The wife of the man behind the deadly terrorist attack at Pulse nightclub in Orlando will face a federal judge Tuesday in California.
FBI agents arrested Noor Salman on Monday — seven months after the shooting that left 49 dead and dozens more injured — at her home outside San Francisco. The charges are obstruction of justice and aiding and abetting by providing material support to a terrorist organization, a law enforcement source told the Orlando Sentinel.
Salman, 30, is scheduled to make an initial appearance at 9:30 a.m. in court in Oakland. She is expected to return to Central Florida to face the charges.
Investigators spent hours interviewing Salman after the June 12 shooting, trying to determine what she knew about her husband Omar Mateen's plans to carry out the attack on the gay nightclub.
She told the FBI she accompanied her husband to Pulse at least once before the rampage, investigators said. She also said she was with him when he bought ammunition. Records show Mateen texted her during a three-hour standoff, saying he intended to "blow the place up."
Her story changed during the first few days after the shooting, sources have said, and during one interview she reportedly told investigators that she warned her husband the day of the attack not to carry it out.
Details on what led federal prosecutors to file the charges are expected to be available Tuesday.
Orlando Police Chief John Mina said he was pleased that Salman was arrested.
"Federal authorities have been working tirelessly on this case for more than seven months, and we are grateful that they have seen to it that some measure of justice will be served in this act of terror that has affected our community so deeply," he said in a statement.
Gov. Rick Scott also released a statement saying he hopes the arrest will provide "some comfort to the families who are mourning their loved ones."
Mateen, who was 29, was killed during a shootout with an Orlando Police SWAT team. He held terrified and injured patrons hostage in a bathroom throughout the standoff until the SWAT team rushed in.
It was the deadliest mass shooting in modern U.S. history, with at least 68 hurt in addition to those killed.
Survivors on Monday thanked authorities for their thorough investigation to make sure anyone who could have helped Mateen is held accountable.
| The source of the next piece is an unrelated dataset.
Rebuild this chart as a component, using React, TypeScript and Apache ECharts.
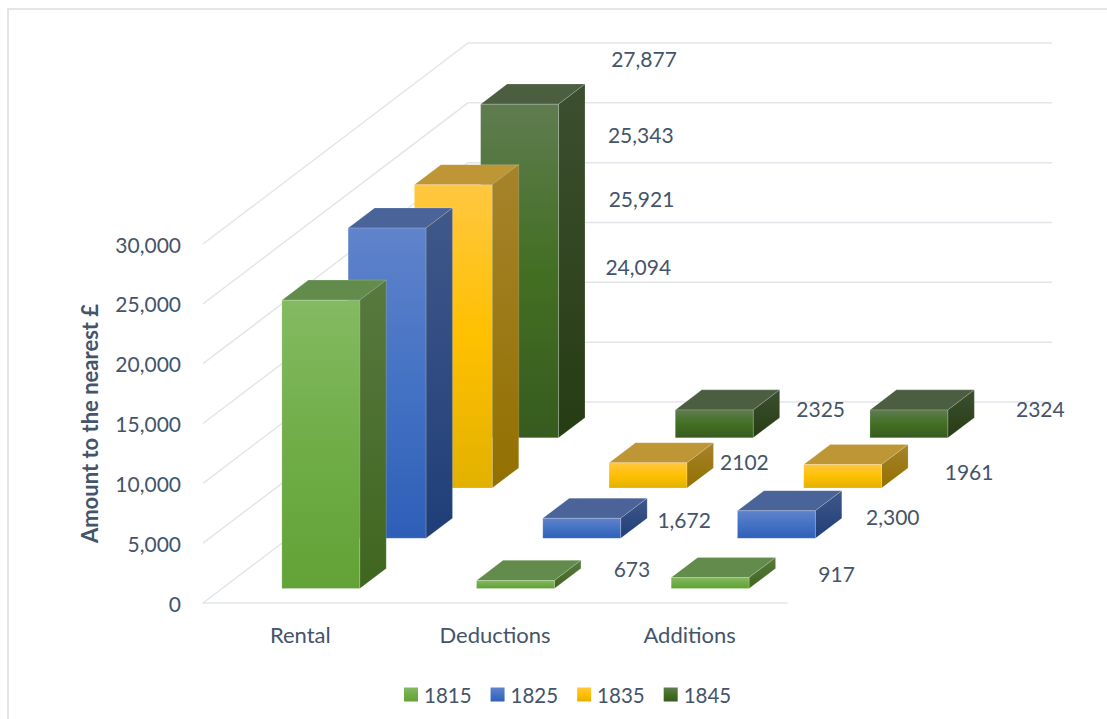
import React, { useEffect, useRef } from "react";
import * as echarts from "echarts";

const categories = ["Rental", "Deductions", "Additions"];
const years = ["1815", "1825", "1835", "1845"];
const ticks = [0, 5000, 10000, 15000, 20000, 25000, 30000];

const values1815 = [24094, 673, 917];
const values1825 = [25921, 1672, 2300];
const values1835 = [25343, 2102, 1961];
const values1845 = [27877, 2325, 2324];

const labels1815 = ["24,094", "673", "917"];
const labels1825 = ["25,921", "1,672", "2,300"];
const labels1835 = ["25,343", "2102", "1961"];
const labels1845 = ["27,877", "2325", "2324"];

const allValues = [values1815, values1825, values1835, values1845];
const allLabels = [labels1815, labels1825, labels1835, labels1845];

// label offsets from each bar's top-back-right corner (manual placement in the original)
const labelOffsets = [
  [[252, -14], [51, 8], [61, 16]],
  [[189, -9], [37, 21], [51, 26]],
  [[122, -30], [31, 19], [61, 27]],
  [[59, -26], [41, 19], [66, 19]],
];

const palette = [
  { front: ["#84BA62", "#70AD47", "#62A236"], side: ["#58793F", "#3F661F"], top: "#638C4C" },
  { front: ["#6083CB", "#4472C4", "#2E5FB7"], side: ["#40588A", "#1F3E78"], top: "#4A6499" },
  { front: ["#FFC741", "#FFC000", "#E2B100"], side: ["#A5832B", "#937000"], top: "#BE9635" },
  { front: ["#5F7C50", "#436F23", "#375B1F"], side: ["#3C4F30", "#263C13"], top: "#4B5E3F" },
];

const TEXT = "#44546A";
const LINE = "#E2E6EB";
const FONT = "Lato";
const WALL_DX = 265;
const WALL_DY = 201;
const NUDGE = 0.6;
const EDGE = "rgba(255,255,255,0.22)";

const vGrad = (stops: string[]) =>
  new echarts.graphic.LinearGradient(
    0, 0, 0, 1,
    stops.map((color, i) => ({ offset: i / (stops.length - 1), color }))
  );

function wallItem(params: any, api: any) {
  const v = api.value(0);
  const cs = params.coordSys;
  const y = api.coord([0, v])[1];
  const x0 = cs.x;
  const style = { stroke: LINE, lineWidth: 1.5, fill: "none" };
  return {
    type: "polyline",
    silent: true,
    shape: {
      points: [
        [x0, y],
        [x0 + WALL_DX, y - WALL_DY],
        [x0 + WALL_DX + cs.width, y - WALL_DY],
      ],
    },
    style,
  };
}

function barItem(s: number) {
  return (params: any, api: any) => {
    const cat = api.value(0);
    const val = api.value(1);
    const [cx, yTop] = api.coord([cat, val]);
    const [, yBase] = api.coord([cat, 0]);
    const catW = api.size([1, 0])[0];
    const barW = catW * 0.4;
    const slotX = WALL_DX / 4;
    const slotY = WALL_DY / 4;
    const dx = slotX * 0.4;
    const dy = slotY * 0.4;
    const ox = slotX * (s + 0.3) + NUDGE;
    const oy = slotY * (s + 0.3) - NUDGE;
    const l = cx - barW / 2 + ox;
    const r = l + barW;
    const t = yTop - oy;
    const b = yBase - oy;
    const p = palette[s];
    const off = labelOffsets[s][params.dataIndex];
    return {
      type: "group",
      children: [
        {
          type: "polygon",
          shape: { points: [[l, t], [r, t], [r + dx, t - dy], [l + dx, t - dy]] },
          style: { fill: p.top, stroke: EDGE, lineWidth: 0.8 },
        },
        {
          type: "polygon",
          shape: { points: [[r, t], [r + dx, t - dy], [r + dx, b - dy], [r, b]] },
          style: { fill: vGrad(p.side), stroke: EDGE, lineWidth: 0.8 },
        },
        {
          type: "polygon",
          shape: { points: [[l, t], [r, t], [r, b], [l, b]] },
          style: { fill: vGrad(p.front), stroke: EDGE, lineWidth: 0.8 },
        },
        {
          type: "text",
          style: {
            x: r + dx + off[0],
            y: t - dy + off[1],
            text: allLabels[s][params.dataIndex],
            fill: TEXT,
            font: `21px ${FONT}`,
            align: "center",
            verticalAlign: "middle",
          },
        },
      ],
    };
  };
}

export default function App() {
  const ref = useRef<HTMLDivElement>(null);
  useEffect(() => {
    const chart = echarts.init(ref.current!, null, { renderer: "svg" });
    const barSeries = years
      .map((y, s) => ({
        name: y,
        type: "custom",
        renderItem: barItem(s),
        coordinateSystem: "cartesian2d",
        itemStyle: { color: vGrad(palette[s].front) },
        encode: { x: 0, y: 1 },
        z: 10 - s,
        data: allValues[s].map((v, i) => [i, v]),
      }))
      .reverse();
    chart.setOption({
      animation: false,
      backgroundColor: "#fff",
      textStyle: { fontFamily: FONT },
      graphic: [
        {
          type: "polyline",
          silent: true,
          z: -1,
          shape: { points: [[8, 719], [8, 9], [1107, 9]] },
          style: { stroke: LINE, lineWidth: 2, fill: "none" },
        },
      ],
      grid: { left: 203, right: 320, top: 244, bottom: 116 },
      legend: {
        data: years,
        left: 404,
        top: 684,
        icon: "rect",
        itemWidth: 14,
        itemHeight: 14,
        itemGap: 19,
        selectedMode: false,
        padding: 0,
        textStyle: { color: TEXT, fontFamily: FONT, fontSize: 20.5, padding: [0, 0, 0, 1] },
      },
      xAxis: {
        type: "category",
        data: categories,
        axisTick: { show: false },
        axisLine: { show: true, lineStyle: { color: LINE, width: 1.5 } },
        axisLabel: { color: TEXT, fontFamily: FONT, fontSize: 22, margin: 20 },
        splitLine: { show: false },
      },
      yAxis: {
        type: "value",
        min: 0,
        max: 30000,
        interval: 5000,
        axisLine: { show: false },
        axisTick: { show: false },
        splitLine: { show: false },
        axisLabel: {
          color: TEXT,
          fontFamily: FONT,
          fontSize: 21,
          margin: 22,
          formatter: (v: number) => v.toLocaleString("en-US"),
        },
        name: "Amount to the nearest £",
        nameLocation: "middle",
        nameRotate: 90,
        nameGap: 103,
        nameTextStyle: { color: TEXT, fontFamily: FONT, fontSize: 22, fontWeight: "bold" },
      },
      series: [
        {
          name: "walls",
          type: "custom",
          renderItem: wallItem,
          coordinateSystem: "cartesian2d",
          encode: { y: 0 },
          silent: true,
          z: 1,
          data: ticks.map((t) => [t]),
        },
        ...barSeries,
      ],
    });
    return () => chart.dispose();
  }, []);
  return (
    <div
      ref={ref}
      style={{ position: "fixed", left: 0, top: 0, width: 1107, height: 719 }}
    />
  );
}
"I really think this will help us heal, because so many of us have been curious and have so many questions," said Orlando Torres, one of the former hostages. "I don't think it's going to open wounds or bring back bad memories. If anything, I think this is going to help us move on."
Chris Littlestar, who was shot five times, said the FBI called him and told him the news of Salman's arrest.
"I think it was their way of reassuring us that she was arrested and behind bars," said Littestar, adding he thinks Salman "should be held accountable and charged for what she deserves."
Club owner Barbara Poma released a statement lauding the arrest. "What is most important is justice for the families, victims and all others affected," she wrote. "My hope is that this helps in the journey of healing."
Salman's lawyer, Linda Moreno, said in a statement to ABC News that her client "had no foreknowledge nor could she predict what Omar Mateen intended to do that tragic night."
Moreno said Salman was abused by her husband and thinks the FBI is "misguided and wrong to prosecute her and that it dishonors the memories of the victims to punish an innocent person," the statement reads.
Salman's relationship with Mateen, a security guard from Port St. Lucie, began online, a neighbor told the Los Angeles Times after the shooting. They were married in Hercules, in Contra Costa County, Calif., on Sept. 29, 2011.
Salman filed a petition in California courts to change her child's name in December. The 4-year-old is named Zakariaya Omar Mateen, which identifies him as the son of the mass shooter.
She has moved several times since the shooting — the family was living in Fort Pierce in June — and now lives in her native California.
In October, she had an interview with The New York Times to discuss her life in the aftermath of the shooting.
Salman told the newspaper that the attack left her "shattered and afraid." She also said she often depended on family members "to take care of her son."
After the Boston Marathon bombings in April 2013, investigators spoke with attacker Tamerlan Tsarnaev's widow several times to find out whether she was involved in her husband's plan.
In the new film "Patriots Day," Katherine Russell is portrayed as being uncooperative with investigators, according to the Associated Press. Her attorney has said the depiction is untrue.
Russell, 27, who is raising the daughter she had with Tsarnaev, was not charged.